Reproduce each line of the material precisely.

--- start Raw data ---

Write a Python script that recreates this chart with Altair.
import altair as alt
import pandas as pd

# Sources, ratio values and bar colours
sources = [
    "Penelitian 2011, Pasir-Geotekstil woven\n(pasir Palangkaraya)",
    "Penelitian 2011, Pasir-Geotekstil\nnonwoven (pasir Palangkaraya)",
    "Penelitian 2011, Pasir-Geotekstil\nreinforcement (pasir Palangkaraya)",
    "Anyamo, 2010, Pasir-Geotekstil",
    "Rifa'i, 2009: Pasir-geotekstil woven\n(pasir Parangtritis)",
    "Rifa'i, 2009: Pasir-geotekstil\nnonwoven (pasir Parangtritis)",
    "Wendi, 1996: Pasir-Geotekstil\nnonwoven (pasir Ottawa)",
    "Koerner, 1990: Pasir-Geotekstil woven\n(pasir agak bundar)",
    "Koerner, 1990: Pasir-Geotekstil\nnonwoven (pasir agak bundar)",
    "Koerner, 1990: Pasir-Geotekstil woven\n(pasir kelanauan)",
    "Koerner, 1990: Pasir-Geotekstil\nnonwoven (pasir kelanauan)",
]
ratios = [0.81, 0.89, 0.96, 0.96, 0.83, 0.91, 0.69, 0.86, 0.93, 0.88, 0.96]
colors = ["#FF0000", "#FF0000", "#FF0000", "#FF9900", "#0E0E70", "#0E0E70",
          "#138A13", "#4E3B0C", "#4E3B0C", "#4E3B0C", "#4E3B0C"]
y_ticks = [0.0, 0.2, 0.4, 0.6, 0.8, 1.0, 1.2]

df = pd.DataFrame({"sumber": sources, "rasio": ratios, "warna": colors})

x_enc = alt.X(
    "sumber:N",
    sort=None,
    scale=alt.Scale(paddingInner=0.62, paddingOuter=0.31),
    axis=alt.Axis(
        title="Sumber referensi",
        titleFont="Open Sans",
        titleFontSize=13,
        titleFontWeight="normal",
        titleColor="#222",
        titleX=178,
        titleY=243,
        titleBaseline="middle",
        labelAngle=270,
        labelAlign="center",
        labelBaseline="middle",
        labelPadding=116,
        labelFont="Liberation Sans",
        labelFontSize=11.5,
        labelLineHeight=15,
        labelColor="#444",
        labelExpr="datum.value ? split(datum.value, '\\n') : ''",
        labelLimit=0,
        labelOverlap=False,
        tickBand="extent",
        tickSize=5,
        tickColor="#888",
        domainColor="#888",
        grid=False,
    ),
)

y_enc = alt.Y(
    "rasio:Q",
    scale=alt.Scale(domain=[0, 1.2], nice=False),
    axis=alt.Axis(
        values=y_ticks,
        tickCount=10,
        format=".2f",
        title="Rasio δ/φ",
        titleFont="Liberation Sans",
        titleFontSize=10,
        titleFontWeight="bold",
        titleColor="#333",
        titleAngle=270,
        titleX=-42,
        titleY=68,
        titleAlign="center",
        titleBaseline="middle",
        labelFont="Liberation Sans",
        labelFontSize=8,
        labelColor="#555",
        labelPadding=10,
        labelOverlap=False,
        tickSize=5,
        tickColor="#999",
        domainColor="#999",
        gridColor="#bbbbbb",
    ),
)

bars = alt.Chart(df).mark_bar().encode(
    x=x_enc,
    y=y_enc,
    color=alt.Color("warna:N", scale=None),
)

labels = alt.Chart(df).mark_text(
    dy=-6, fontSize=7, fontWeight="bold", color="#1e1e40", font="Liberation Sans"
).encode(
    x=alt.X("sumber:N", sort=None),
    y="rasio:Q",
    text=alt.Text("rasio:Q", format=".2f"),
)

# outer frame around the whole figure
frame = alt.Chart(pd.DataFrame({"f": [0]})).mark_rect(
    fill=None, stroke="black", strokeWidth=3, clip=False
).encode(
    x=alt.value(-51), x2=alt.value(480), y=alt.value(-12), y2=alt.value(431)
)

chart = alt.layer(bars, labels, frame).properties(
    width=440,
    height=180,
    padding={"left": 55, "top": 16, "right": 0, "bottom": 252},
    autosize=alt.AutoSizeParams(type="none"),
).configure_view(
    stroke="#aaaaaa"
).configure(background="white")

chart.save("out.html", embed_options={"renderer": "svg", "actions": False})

--- end Raw data ---

# Result of the task
Write a Python script that recreates this chart with Altair.
import altair as alt
import pandas as pd

# Sources, ratio values and bar colours
sources = [
    "Penelitian 2011, Pasir-Geotekstil woven\n(pasir Palangkaraya)",
    "Penelitian 2011, Pasir-Geotekstil\nnonwoven (pasir Palangkaraya)",
    "Penelitian 2011, Pasir-Geotekstil\nreinforcement (pasir Palangkaraya)",
    "Anyamo, 2010, Pasir-Geotekstil",
    "Rifa'i, 2009: Pasir-geotekstil woven\n(pasir Parangtritis)",
    "Rifa'i, 2009: Pasir-geotekstil\nnonwoven (pasir Parangtritis)",
    "Wendi, 1996: Pasir-Geotekstil\nnonwoven (pasir Ottawa)",
    "Koerner, 1990: Pasir-Geotekstil woven\n(pasir agak bundar)",
    "Koerner, 1990: Pasir-Geotekstil\nnonwoven (pasir agak bundar)",
    "Koerner, 1990: Pasir-Geotekstil woven\n(pasir kelanauan)",
    "Koerner, 1990: Pasir-Geotekstil\nnonwoven (pasir kelanauan)",
]
ratios = [0.81, 0.89, 0.96, 0.96, 0.83, 0.91, 0.69, 0.86, 0.93, 0.88, 0.96]
colors = ["#FF0000", "#FF0000", "#FF0000", "#FF9900", "#0E0E70", "#0E0E70",
          "#138A13", "#4E3B0C", "#4E3B0C", "#4E3B0C", "#4E3B0C"]
y_ticks = [0.0, 0.2, 0.4, 0.6, 0.8, 1.0, 1.2]

df = pd.DataFrame({"sumber": sources, "rasio": ratios, "warna": colors})

x_enc = alt.X(
    "sumber:N",
    sort=None,
    scale=alt.Scale(paddingInner=0.62, paddingOuter=0.31),
    axis=alt.Axis(
        title="Sumber referensi",
        titleFont="Open Sans",
        titleFontSize=13,
        titleFontWeight="normal",
        titleColor="#222",
        titleX=178,
        titleY=243,
        titleBaseline="middle",
        labelAngle=270,
        labelAlign="center",
        labelBaseline="middle",
        labelPadding=116,
        labelFont="Liberation Sans",
        labelFontSize=11.5,
        labelLineHeight=15,
        labelColor="#444",
        labelExpr="datum.value ? split(datum.value, '\\n') : ''",
        labelLimit=0,
        labelOverlap=False,
        tickBand="extent",
        tickSize=5,
        tickColor="#888",
        domainColor="#888",
        grid=False,
    ),
)

y_enc = alt.Y(
    "rasio:Q",
    scale=alt.Scale(domain=[0, 1.2], nice=False),
    axis=alt.Axis(
        values=y_ticks,
        tickCount=10,
        format=".2f",
        title="Rasio δ/φ",
        titleFont="Liberation Sans",
        titleFontSize=10,
        titleFontWeight="bold",
        titleColor="#333",
        titleAngle=270,
        titleX=-42,
        titleY=68,
        titleAlign="center",
        titleBaseline="middle",
        labelFont="Liberation Sans",
        labelFontSize=8,
        labelColor="#555",
        labelPadding=10,
        labelOverlap=False,
        tickSize=5,
        tickColor="#999",
        domainColor="#999",
        gridColor="#bbbbbb",
    ),
)

bars = alt.Chart(df).mark_bar().encode(
    x=x_enc,
    y=y_enc,
    color=alt.Color("warna:N", scale=None),
)

labels = alt.Chart(df).mark_text(
    dy=-6, fontSize=7, fontWeight="bold", color="#1e1e40", font="Liberation Sans"
).encode(
    x=alt.X("sumber:N", sort=None),
    y="rasio:Q",
    text=alt.Text("rasio:Q", format=".2f"),
)

# outer frame around the whole figure
frame = alt.Chart(pd.DataFrame({"f": [0]})).mark_rect(
    fill=None, stroke="black", strokeWidth=3, clip=False
).encode(
    x=alt.value(-51), x2=alt.value(480), y=alt.value(-12), y2=alt.value(431)
)

chart = alt.layer(bars, labels, frame).properties(
    width=440,
    height=180,
    padding={"left": 55, "top": 16, "right": 0, "bottom": 252},
    autosize=alt.AutoSizeParams(type="none"),
).configure_view(
    stroke="#aaaaaa"
).configure(background="white")

chart.save("out.html", embed_options={"renderer": "svg", "actions": False})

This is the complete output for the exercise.